D’altronde è proprio quella forma primordiale di intelligenza artigianale, di intuito se vogliamo, che ha consentito all’uomo di prevalere sfruttando la tecnologia a proprio vantaggio e non, viceversa, facendosi travolgere da essa e da altre variabili.

Forse però siamo andati troppo oltre, cercando di sfruttare il filone della tecnologia a nostro vantaggio, arrivando al punto in cui la complessità ci ha convinti di dover soccombere in favore di una ben più funzionale (e comoda) sostituzione.
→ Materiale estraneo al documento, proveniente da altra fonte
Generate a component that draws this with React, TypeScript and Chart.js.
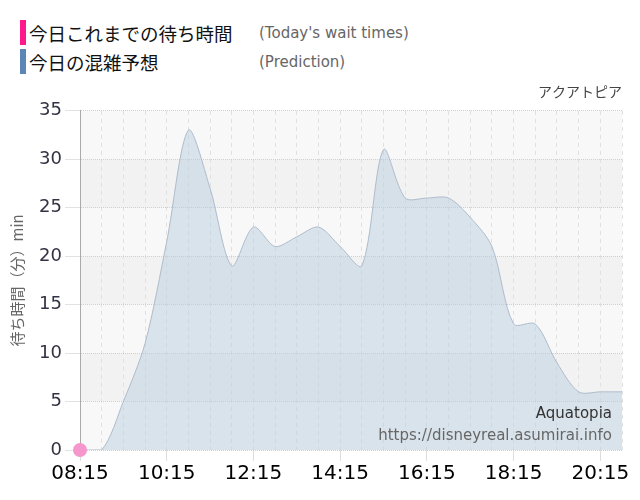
import { Chart, registerables } from "chart.js";
import type { Plugin } from "chart.js";
import { useEffect, useRef } from "react";

Chart.register(...registerables);

const times = [
  "08:15", "08:45", "09:15", "09:45", "10:15", "10:45", "11:15", "11:45",
  "12:15", "12:45", "13:15", "13:45", "14:15", "14:45", "15:15", "15:45",
  "16:15", "16:45", "17:15", "17:45", "18:15", "18:45", "19:15", "19:45",
  "20:15", "20:45",
];

const prediction = [
  0, 0, 5, 11, 21.5, 33, 27, 19, 23, 21, 22, 23, 21, 19, 31, 26, 26, 26, 24,
  21, 13, 13, 9, 6, 6, 6,
];

// only the first slot has a measured value so far
const todayWait: (number | null)[] = [0];

const yTicks = [0, 5, 10, 15, 20, 25, 30, 35];

const attractionName = "アクアトピア";
const watermarkName = "Aquatopia";
const watermarkUrl = "https://disneyreal.asumirai.info";

const JP_FONT = "'Noto Sans CJK JP', 'Noto Sans', sans-serif";
const TICK_FONT = "'DejaVu Sans', Verdana, sans-serif";

const bandsPlugin: Plugin<"line"> = {
  id: "bands",
  beforeDraw(chart) {
    const { ctx, chartArea, scales } = chart;
    const y = scales.y;
    ctx.save();
    for (let i = 0; i < yTicks.length - 1; i++) {
      const top = y.getPixelForValue(yTicks[i + 1]);
      const bottom = y.getPixelForValue(yTicks[i]);
      ctx.fillStyle = i % 2 === 0 ? "#f8f8f8" : "#f2f2f2";
      ctx.fillRect(chartArea.left, top, chartArea.right - chartArea.left, bottom - top);
    }
    ctx.restore();
  },
};

const watermarkPlugin: Plugin<"line"> = {
  id: "watermark",
  afterDraw(chart) {
    const { ctx, chartArea } = chart;
    ctx.save();
    ctx.textAlign = "right";
    ctx.textBaseline = "middle";
    ctx.font = `15px ${TICK_FONT}`;
    ctx.fillStyle = "#333";
    ctx.fillText(watermarkName, chartArea.right - 10, chartArea.bottom - 36);
    ctx.fillStyle = "#666";
    ctx.fillText(watermarkUrl, chartArea.right - 10, chartArea.bottom - 14);
    ctx.restore();
  },
};

function LegendRow({ color, label, sub }: { color: string; label: string; sub: string }) {
  return (
    <div style={{ display: "flex", alignItems: "center", height: 29 }}>
      <div style={{ width: 6, height: 25, background: color, marginRight: 3 }} />
      <div
        style={{
          width: 230,
          fontSize: 18.5,
          whiteSpace: "nowrap",
          color: "#111",
          fontFamily: JP_FONT,
        }}
      >
        {label}
      </div>
      <div style={{ fontSize: 15, color: "#666", fontFamily: TICK_FONT }}>{sub}</div>
    </div>
  );
}

function WaitChart() {
  const canvasRef = useRef<HTMLCanvasElement>(null);

  useEffect(() => {
    if (!canvasRef.current) return;
    const ctx = canvasRef.current.getContext("2d");
    if (!ctx) return;

    const chart = new Chart(ctx, {
      type: "line",
      data: {
        labels: times,
        datasets: [
          {
            label: "今日これまでの待ち時間",
            data: todayWait,
            borderColor: "rgba(245,150,205,1)",
            backgroundColor: "rgba(245,150,205,1)",
            pointRadius: 7,
            pointBorderWidth: 0,
            showLine: false,
            clip: false,
            order: 0,
          },
          {
            label: "今日の混雑予想",
            data: prediction,
            borderColor: "#aebccb",
            borderWidth: 1,
            backgroundColor: "rgba(185,205,222,0.5)",
            fill: "origin",
            tension: 0.3,
            pointRadius: 0,
            order: 1,
          },
        ],
      },
      options: {
        animation: false,
        responsive: false,
        layout: { padding: { left: 0, right: 10, top: 0, bottom: 0 } },
        plugins: {
          legend: { display: false },
          tooltip: { enabled: false },
          title: {
            display: true,
            text: attractionName,
            align: "end",
            color: "#444",
            font: { family: JP_FONT, size: 14, weight: "normal" },
            padding: { top: 3, bottom: 11 },
          },
        },
        scales: {
          x: {
            ticks: {
              autoSkip: false,
              maxRotation: 0,
              color: "#000",
              font: { family: TICK_FONT, size: 20 },
              padding: 1,
              callback: (_v, i) => (i % 4 === 0 ? times[i] : ""),
            },
            grid: {
              color: "#e0e0e0",
              tickLength: 11,
              tickColor: (c) => (c.index % 4 === 0 ? "#ddd" : "rgba(0,0,0,0)"),
            },
            border: { display: false, dash: [4, 4] },
            afterFit: (s) => {
              s.height = 40;
            },
          },
          y: {
            min: 0,
            max: 35,
            ticks: {
              stepSize: 5,
              color: "#333344",
              font: { family: TICK_FONT, size: 18 },
              padding: 3,
            },
            grid: {
              color: "#cfcfcf",
              tickLength: 15,
              tickColor: "#e2e2e2",
            },
            border: { display: true, color: "#aaa", dash: [1, 1] },
            title: {
              display: true,
              text: "待ち時間（分）min",
              color: "#666",
              font: { family: JP_FONT, size: 15 },
              padding: { top: 0, bottom: 0 },
            },
            afterFit: (s) => {
              s.width = 72;
            },
          },
        },
      },
      plugins: [bandsPlugin, watermarkPlugin],
    });

    return () => chart.destroy();
  }, []);

  return <canvas ref={canvasRef} width={624} height={410} style={{ display: "block" }} />;
}

export default function App() {
  return (
    <div>
      <div style={{ padding: "10px 0 4px 12px", height: 58 }}>
        <LegendRow color="#ff1a8c" label="今日これまでの待ち時間" sub="(Today's wait times)" />
        <LegendRow color="#5b86b5" label="今日の混雑予想" sub="(Prediction)" />
      </div>
      <WaitChart />
    </div>
  );
}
Ecco che la lettura di fondo che emerge dai diversi contributi è quella di una costante inquietudine rispetto al rischio di ritrovarsi smarriti ad un bivio che impone spesso una scelta netta e non contempla la “terza via” della conciliazione tra uomo e complessità e dunque tra intelligenza artigianale e digital compliance.

È come se avessimo in parte abdicato ad abbracciare la stessa complessità di cui siamo artefici, ripudiando una realtà figlia naturale delle nostre stesse conquiste, che giunta alle soglie della sua maturità si rivela “altro da noi”, rivendica la sua indipendenza, ci fa sentire superati, deride i nostri limiti e fa bella mostra delle sue indomite energie e ci costringe a indicibili sforzi per stare al suo passo. Eppure, continua a dipendere da noi e la responsabilità della sua crescita resta nostra. Non ci è permesso rigettare la tecnologia arrivando a compiere l’abominio della tecnofagia, ossia di divorare questa stessa figlia che abbiamo generato per paura che ci soppianti.
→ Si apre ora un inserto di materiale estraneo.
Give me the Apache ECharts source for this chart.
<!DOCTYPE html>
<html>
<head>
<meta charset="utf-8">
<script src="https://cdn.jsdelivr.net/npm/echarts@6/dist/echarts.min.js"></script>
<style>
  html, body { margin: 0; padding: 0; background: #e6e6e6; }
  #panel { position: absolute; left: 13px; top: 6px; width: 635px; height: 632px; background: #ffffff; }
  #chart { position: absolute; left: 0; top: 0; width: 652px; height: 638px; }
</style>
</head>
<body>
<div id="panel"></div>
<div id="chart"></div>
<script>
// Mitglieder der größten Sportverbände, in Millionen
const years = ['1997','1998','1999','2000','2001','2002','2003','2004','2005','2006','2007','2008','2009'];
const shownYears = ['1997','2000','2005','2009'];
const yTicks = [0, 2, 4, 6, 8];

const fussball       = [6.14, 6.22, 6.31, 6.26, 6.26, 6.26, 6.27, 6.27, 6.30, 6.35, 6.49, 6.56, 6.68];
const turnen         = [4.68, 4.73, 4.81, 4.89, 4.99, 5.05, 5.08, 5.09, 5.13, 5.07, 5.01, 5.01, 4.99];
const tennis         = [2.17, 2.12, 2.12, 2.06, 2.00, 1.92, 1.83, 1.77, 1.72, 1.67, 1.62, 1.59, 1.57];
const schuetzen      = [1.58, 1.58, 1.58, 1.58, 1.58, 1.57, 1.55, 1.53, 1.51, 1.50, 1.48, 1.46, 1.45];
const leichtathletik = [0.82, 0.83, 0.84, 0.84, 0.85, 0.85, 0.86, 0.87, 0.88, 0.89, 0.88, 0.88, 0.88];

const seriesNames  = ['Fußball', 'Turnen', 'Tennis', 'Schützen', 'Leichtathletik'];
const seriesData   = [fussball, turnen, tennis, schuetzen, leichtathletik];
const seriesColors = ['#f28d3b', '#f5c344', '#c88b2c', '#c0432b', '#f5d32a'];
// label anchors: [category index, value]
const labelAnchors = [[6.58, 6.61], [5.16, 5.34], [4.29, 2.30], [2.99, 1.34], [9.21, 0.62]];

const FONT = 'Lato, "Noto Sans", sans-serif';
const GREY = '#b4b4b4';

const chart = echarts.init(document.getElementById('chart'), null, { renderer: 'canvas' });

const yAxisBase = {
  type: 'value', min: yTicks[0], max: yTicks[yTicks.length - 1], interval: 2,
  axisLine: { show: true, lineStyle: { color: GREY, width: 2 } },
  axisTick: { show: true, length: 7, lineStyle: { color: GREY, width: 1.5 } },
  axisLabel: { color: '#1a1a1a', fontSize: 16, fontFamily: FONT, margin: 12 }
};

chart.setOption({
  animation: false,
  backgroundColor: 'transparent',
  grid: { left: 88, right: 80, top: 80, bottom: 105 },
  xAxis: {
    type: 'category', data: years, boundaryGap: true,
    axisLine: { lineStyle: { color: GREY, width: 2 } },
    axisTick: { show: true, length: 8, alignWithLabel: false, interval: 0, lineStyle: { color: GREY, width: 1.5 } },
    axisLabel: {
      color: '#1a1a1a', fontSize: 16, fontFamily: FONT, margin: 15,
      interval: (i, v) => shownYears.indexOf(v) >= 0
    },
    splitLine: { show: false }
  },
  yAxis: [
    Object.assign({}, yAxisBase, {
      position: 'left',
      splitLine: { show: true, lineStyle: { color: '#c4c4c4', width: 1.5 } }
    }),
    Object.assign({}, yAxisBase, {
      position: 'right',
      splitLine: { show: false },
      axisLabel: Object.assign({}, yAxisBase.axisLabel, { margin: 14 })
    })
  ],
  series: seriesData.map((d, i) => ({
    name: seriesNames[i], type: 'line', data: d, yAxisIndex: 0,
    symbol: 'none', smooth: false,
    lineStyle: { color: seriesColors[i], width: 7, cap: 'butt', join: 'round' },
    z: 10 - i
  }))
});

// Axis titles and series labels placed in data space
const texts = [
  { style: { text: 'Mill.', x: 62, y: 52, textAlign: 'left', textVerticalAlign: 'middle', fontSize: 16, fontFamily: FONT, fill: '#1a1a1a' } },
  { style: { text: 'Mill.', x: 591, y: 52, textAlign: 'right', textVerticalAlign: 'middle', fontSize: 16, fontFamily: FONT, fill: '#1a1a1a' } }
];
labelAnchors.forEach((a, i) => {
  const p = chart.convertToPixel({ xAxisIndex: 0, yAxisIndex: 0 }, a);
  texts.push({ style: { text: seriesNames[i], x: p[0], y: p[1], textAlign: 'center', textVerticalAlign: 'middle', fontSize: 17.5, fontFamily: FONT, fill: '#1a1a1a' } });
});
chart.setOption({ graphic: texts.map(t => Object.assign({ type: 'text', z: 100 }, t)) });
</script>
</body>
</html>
Qualcuno forse ricorderà un’opera di un’artista geniale e controverso, Franciso Goya, autore di “Saturno che divora i suoi figli” una pittura parietale[1] che riprende una macabra vicenda mitologica della cosmogonia greca.  Al titano Crono (Saturno) era stato profetizzato che uno dei suoi figli lo avrebbe soppiantato e privato del potere e per questo motivo iniziò a divorare la sua prole, ma la moglie Rea riuscì a trarre in salvo un solo neonato, Zeus, che sfuggito alla furia divoratrice del padre diventerà poi il signore supremo di tutti gli dei.

Ecco che la terribile profezia di un’intelligenza artificiale che ci soppianterà non deve farci scadere nella furia divoratrice di tutto quello che ci circonda, o al contrario, lasciare abdicare la salvezza di questa figlia del nostro tempo ad un intervento di fortuna, tale da farle prendere il sopravvento e soppiantarci (realmente) un giorno, fino a privarci del nostro umano potere.

I Greci ci avevano visto lungo come sempre e Goya si fa interprete di un messaggio di inquietudine filtrato attraverso una vicenda che si ripropone ciclicamente nella storia dell’uomo e ci porta, oggi, a essere in presenza di un bivio.

Eppure, se si continua a percepire questo percorso come un continuo alternarsi di dicotomie e strade che si separano, temo che il rischio sia quello di lasciarsi sovrastare da una tecnologia che diventi la più terribile delle tecnofagie e non lascerà spazio per ulteriori margini di evoluzione.

Gli articoli che leggerete propongono invece di trovare delle strade di salvezza, salvaguardando la via della conciliazione tra digitale ed umano, per una strada che riesca realmente ad abbracciare e dipanare la complessità del nostro tempo all’insegna di una vera compliance.

Auguro una buona lettura a nome dello Staff di Digitalaw.

 

 

[1] Nell’ultimo periodo della sua vita, in preda ai postumi di una terribile malattia che lo aveva reso sordo, Goya diede vita al ciclo delle “pitture nere” che allestivano la casa presso cui dimorò per qualche anno (La Quinta del sordo). Tra le  più macabre compare proprio “Saturno che divora i suoi figli”, che adornava la sua camera da letto.